Work to do
Every line from the one holding "Output the Python" through the one holding "for d in days]" should be returned exactly, both included; the pictures should not.

Record set
────

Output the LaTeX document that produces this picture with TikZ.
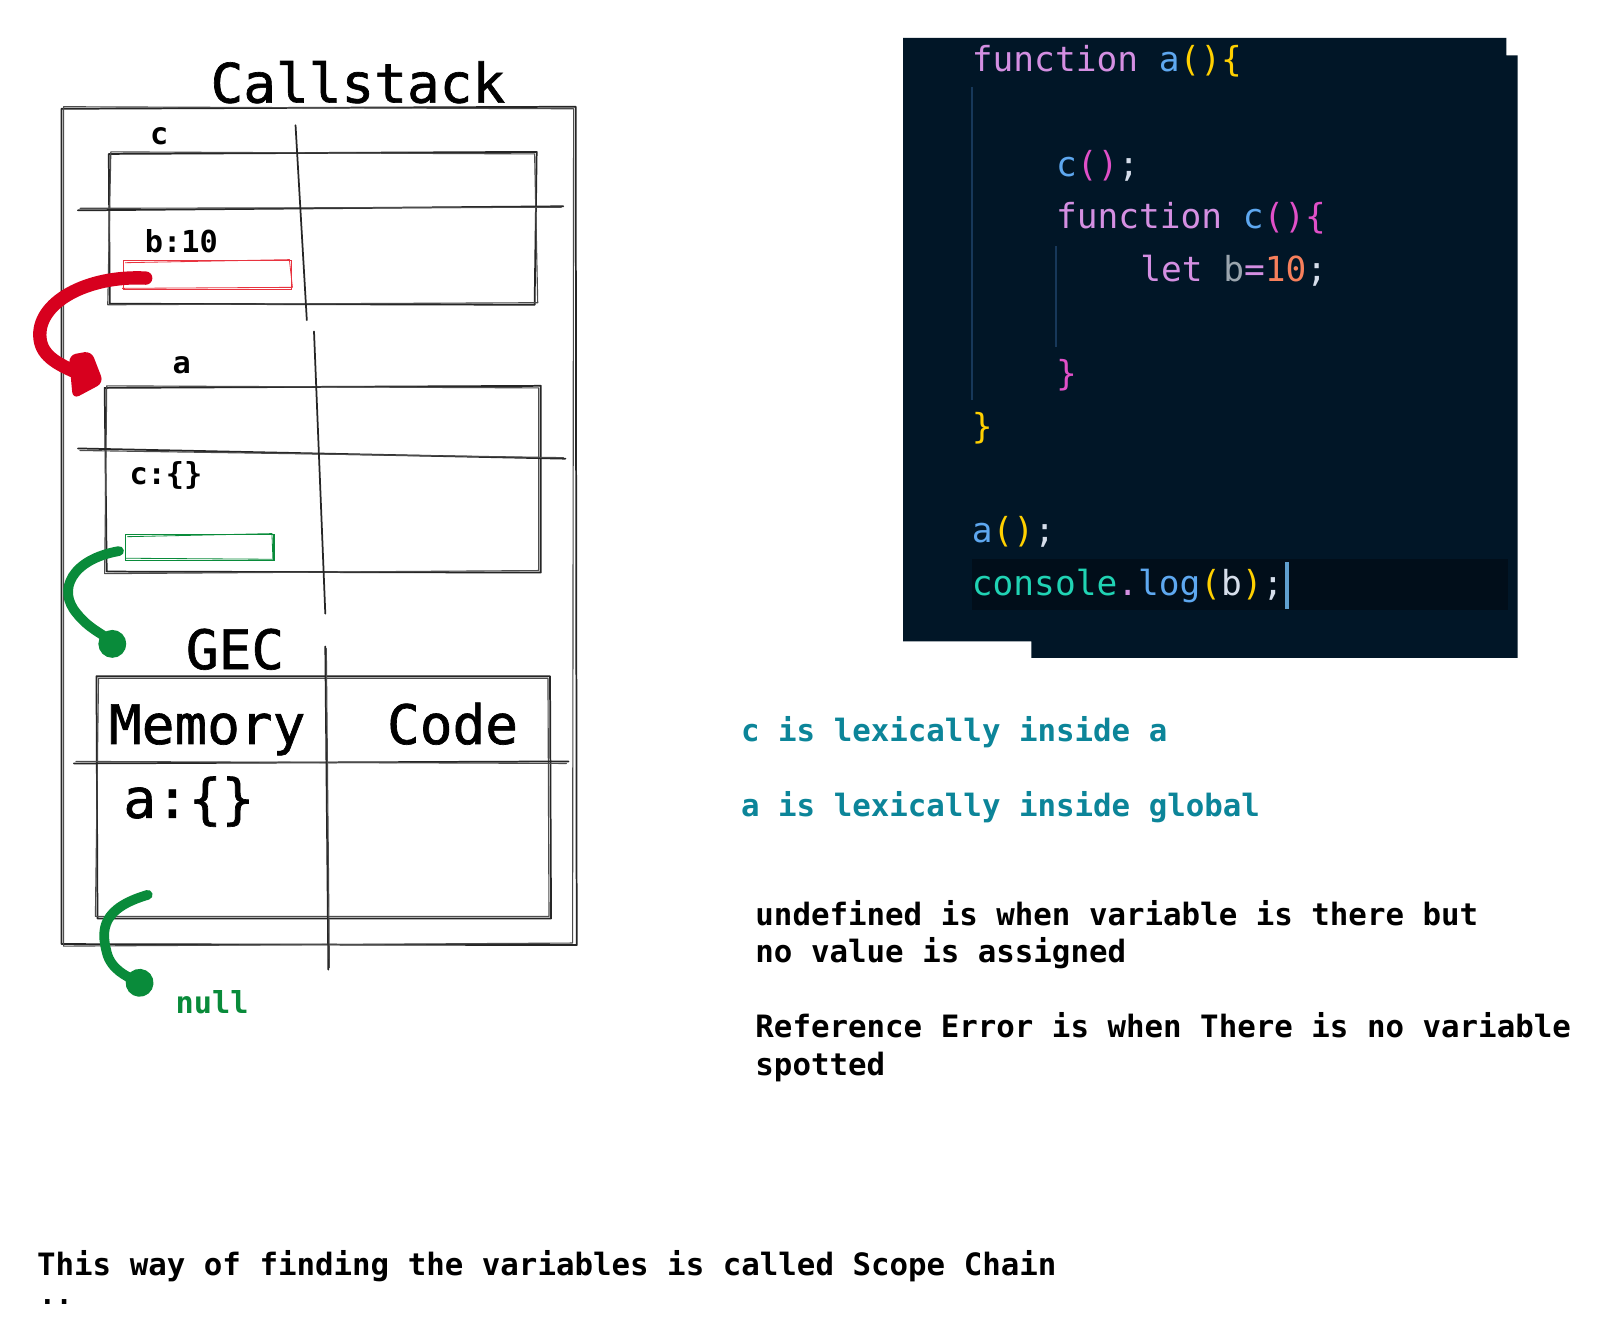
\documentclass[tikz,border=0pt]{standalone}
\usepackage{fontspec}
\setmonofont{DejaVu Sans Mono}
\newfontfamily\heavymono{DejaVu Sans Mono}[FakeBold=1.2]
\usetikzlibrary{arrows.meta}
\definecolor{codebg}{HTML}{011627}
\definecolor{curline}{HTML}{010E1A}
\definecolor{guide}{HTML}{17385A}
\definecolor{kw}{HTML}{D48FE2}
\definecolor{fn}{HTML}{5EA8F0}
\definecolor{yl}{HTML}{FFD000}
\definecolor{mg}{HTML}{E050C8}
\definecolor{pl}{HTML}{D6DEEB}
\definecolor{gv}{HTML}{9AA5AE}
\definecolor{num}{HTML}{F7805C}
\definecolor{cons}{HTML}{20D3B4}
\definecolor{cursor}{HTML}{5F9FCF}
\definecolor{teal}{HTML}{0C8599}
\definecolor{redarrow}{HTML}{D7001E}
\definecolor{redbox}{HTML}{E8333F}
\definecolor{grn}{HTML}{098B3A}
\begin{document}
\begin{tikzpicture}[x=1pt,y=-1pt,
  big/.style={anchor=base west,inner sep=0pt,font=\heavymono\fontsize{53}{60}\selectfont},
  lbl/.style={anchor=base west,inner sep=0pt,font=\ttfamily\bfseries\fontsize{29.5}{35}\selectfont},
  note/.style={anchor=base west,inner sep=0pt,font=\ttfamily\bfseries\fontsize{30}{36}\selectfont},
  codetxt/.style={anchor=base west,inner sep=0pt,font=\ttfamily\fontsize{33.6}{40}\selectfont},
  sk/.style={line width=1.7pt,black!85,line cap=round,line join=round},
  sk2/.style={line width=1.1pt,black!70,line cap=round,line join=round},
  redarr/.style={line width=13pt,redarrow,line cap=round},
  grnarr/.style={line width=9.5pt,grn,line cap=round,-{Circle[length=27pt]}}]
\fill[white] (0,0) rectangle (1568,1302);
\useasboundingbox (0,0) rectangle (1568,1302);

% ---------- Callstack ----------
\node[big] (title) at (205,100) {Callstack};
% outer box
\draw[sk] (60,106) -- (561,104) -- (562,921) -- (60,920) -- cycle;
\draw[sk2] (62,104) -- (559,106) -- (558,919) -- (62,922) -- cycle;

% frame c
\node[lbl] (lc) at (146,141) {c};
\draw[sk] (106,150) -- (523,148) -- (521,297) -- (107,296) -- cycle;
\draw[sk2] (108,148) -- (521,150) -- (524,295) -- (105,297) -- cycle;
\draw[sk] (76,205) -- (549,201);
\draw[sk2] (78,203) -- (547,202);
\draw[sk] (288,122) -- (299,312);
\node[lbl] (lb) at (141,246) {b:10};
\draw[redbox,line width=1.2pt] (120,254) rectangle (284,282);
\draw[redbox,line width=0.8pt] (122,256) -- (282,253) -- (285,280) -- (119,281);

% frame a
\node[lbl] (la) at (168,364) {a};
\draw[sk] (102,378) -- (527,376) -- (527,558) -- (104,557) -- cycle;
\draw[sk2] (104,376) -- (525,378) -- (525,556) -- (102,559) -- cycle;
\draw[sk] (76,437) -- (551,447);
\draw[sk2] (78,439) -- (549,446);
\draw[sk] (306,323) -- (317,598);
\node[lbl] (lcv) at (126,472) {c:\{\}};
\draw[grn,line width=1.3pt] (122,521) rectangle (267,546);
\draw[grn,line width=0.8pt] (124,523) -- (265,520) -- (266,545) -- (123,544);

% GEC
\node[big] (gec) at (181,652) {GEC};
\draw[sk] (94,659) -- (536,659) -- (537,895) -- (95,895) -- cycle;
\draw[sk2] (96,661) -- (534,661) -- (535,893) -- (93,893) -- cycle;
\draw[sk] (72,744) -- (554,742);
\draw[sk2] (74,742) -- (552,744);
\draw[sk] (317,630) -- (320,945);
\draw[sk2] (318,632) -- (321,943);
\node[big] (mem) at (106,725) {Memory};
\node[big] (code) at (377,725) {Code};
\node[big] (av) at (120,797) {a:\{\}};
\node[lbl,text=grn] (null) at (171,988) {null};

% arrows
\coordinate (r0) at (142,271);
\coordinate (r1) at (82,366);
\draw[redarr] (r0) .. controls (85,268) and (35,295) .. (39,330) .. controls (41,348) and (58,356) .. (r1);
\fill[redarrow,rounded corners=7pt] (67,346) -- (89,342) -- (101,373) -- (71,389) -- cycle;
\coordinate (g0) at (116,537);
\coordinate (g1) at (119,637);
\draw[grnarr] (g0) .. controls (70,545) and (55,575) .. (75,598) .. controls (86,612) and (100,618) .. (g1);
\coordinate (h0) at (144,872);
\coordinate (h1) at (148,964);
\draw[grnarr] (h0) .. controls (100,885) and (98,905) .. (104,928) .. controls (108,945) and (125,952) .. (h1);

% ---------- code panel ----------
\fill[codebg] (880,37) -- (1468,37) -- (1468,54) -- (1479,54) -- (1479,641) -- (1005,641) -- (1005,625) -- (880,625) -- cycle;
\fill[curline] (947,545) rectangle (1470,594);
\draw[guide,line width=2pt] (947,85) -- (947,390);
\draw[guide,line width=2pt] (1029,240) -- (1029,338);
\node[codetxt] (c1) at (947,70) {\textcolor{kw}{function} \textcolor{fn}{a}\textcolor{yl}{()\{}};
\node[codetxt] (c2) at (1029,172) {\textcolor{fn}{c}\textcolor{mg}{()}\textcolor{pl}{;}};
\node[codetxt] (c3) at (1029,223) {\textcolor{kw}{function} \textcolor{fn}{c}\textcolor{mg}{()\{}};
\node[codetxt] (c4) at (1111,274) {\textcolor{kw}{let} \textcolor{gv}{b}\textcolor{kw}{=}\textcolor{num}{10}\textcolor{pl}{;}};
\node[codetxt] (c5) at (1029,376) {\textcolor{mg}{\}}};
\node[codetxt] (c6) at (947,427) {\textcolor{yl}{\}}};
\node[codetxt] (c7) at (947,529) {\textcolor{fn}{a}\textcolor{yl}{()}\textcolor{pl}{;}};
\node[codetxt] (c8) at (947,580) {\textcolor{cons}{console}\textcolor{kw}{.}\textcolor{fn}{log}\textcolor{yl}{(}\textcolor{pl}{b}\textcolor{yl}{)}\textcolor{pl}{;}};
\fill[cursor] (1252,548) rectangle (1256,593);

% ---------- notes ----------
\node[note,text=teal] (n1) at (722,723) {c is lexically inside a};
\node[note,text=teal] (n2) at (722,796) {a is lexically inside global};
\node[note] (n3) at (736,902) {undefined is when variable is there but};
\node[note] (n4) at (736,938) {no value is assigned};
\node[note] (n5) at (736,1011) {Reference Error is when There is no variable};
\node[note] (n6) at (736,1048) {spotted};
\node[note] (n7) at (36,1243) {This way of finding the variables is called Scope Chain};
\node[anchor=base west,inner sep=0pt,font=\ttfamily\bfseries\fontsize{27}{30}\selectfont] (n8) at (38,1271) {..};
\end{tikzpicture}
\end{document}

────

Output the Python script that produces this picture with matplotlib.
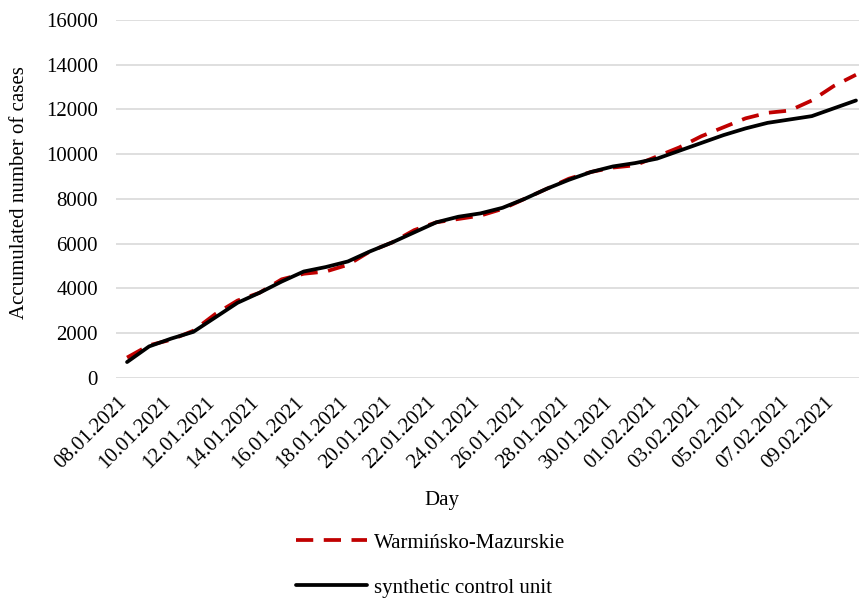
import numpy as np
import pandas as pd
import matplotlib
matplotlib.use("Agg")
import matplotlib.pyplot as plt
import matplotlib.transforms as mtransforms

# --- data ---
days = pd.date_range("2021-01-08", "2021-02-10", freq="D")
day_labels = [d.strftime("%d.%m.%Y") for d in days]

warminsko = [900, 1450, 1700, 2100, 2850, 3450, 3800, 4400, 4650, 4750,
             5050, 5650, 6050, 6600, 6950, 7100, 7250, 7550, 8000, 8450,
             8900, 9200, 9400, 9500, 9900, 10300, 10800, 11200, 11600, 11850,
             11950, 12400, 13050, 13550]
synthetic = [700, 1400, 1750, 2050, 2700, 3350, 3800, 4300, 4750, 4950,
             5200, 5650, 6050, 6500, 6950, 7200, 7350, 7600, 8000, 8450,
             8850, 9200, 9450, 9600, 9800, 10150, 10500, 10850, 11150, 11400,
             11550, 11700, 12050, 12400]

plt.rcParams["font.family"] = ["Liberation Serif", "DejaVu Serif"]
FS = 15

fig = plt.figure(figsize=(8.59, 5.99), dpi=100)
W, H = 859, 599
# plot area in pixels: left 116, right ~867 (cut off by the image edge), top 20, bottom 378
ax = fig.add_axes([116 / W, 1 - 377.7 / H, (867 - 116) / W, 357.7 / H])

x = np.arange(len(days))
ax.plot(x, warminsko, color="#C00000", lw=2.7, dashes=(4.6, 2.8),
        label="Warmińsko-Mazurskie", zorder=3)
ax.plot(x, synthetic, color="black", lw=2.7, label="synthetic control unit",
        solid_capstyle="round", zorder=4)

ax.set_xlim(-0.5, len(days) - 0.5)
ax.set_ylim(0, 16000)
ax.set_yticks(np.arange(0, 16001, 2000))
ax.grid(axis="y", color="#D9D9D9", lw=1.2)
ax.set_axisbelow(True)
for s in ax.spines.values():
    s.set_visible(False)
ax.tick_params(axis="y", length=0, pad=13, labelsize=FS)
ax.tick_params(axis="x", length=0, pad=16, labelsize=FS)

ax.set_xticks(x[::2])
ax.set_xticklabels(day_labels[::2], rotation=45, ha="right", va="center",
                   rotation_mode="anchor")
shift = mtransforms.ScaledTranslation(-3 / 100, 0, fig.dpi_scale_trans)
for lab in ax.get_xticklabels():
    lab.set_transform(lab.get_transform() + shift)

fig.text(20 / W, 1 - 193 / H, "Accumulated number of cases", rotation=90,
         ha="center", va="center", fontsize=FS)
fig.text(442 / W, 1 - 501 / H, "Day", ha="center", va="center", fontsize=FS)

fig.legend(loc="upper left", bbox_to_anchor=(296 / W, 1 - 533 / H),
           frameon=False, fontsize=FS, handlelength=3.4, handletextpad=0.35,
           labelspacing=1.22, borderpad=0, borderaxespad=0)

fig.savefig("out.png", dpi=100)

────

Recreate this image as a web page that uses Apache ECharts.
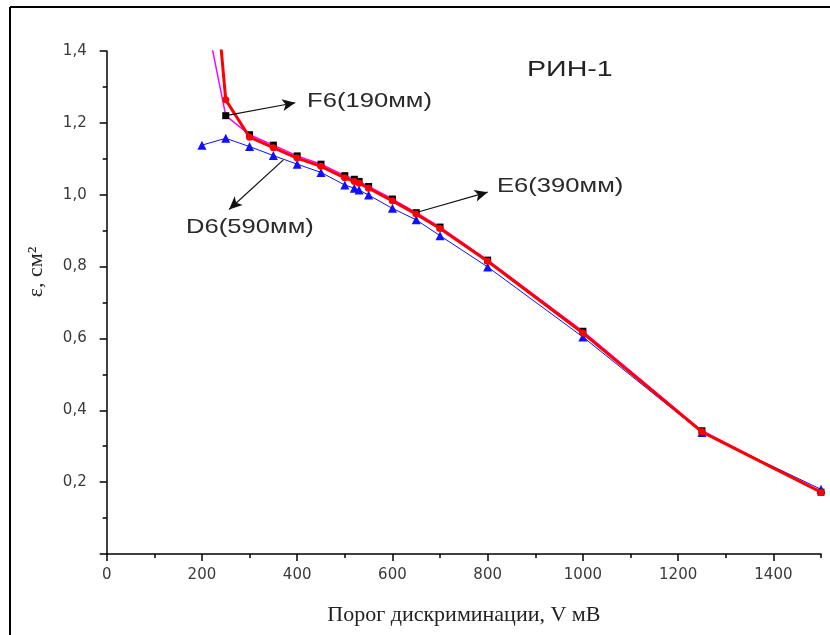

────

Full answer
Output the Python script that produces this picture with matplotlib.
import numpy as np
import pandas as pd
import matplotlib
matplotlib.use("Agg")
import matplotlib.pyplot as plt
import matplotlib.transforms as mtransforms

# --- data ---
days = pd.date_range("2021-01-08", "2021-02-10", freq="D")
day_labels = [d.strftime("%d.%m.%Y") for d in days]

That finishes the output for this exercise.